Abstract

This study investigates the use of a redox mediator system to enhance the pollutant remediation capabilities of laccase-like nanozymes. A three-phase magnetic nanocomposite, composed of MnFe2O4, Mn3O4, and CuO in various precursor ratios, was synthesized. The 1:2:2 nanocomposite demonstrated the highest specific laccaselike activity, with values of 8.9 U mg(-1) at pH 4 and 9.2 U mg(-1) at pH 5. In contrast, single-phase nanozymes exhibited much lower activities. Cyclic voltammetry (CV) revealed that the 1:2:2 composite had a MnFe3O4 core and a Mn3O4|CuO alloy shell.

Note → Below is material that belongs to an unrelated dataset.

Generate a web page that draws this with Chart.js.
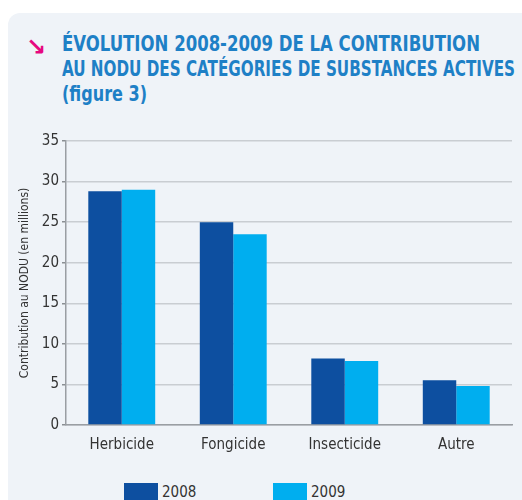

The study also evaluated natural and synthetic redox mediators-acetosyringone, syringaldehyde, vanillin, and 1-hydroxybenzotriazole (HBT)-for their effect on methyl orange degradation. Acetosyringone was the most effective, achieving near-complete degradation at 50 mu M and above, resulting in a 6.3-fold increase in degradation rate compared to treatments without mediators. Syringaldehyde and vanillin also enhanced degradation, with syringaldehyde reaching near-complete degradation at 75 mu M and 100 mu M, while vanillin required higher concentrations for 80 % degradation. CV was used to analyze the electrochemical properties of reactions involving the 1:2:2 nanocomposite and redox mediators. These findings highlight the potential of combining nanozymes with natural redox mediators for improved degradation of harmful compounds in environmental remediation. While laccase-like nanozymes have typically been used for sensor applications, this study opens new possibilities for their use in environmental challenges and catalytic systems.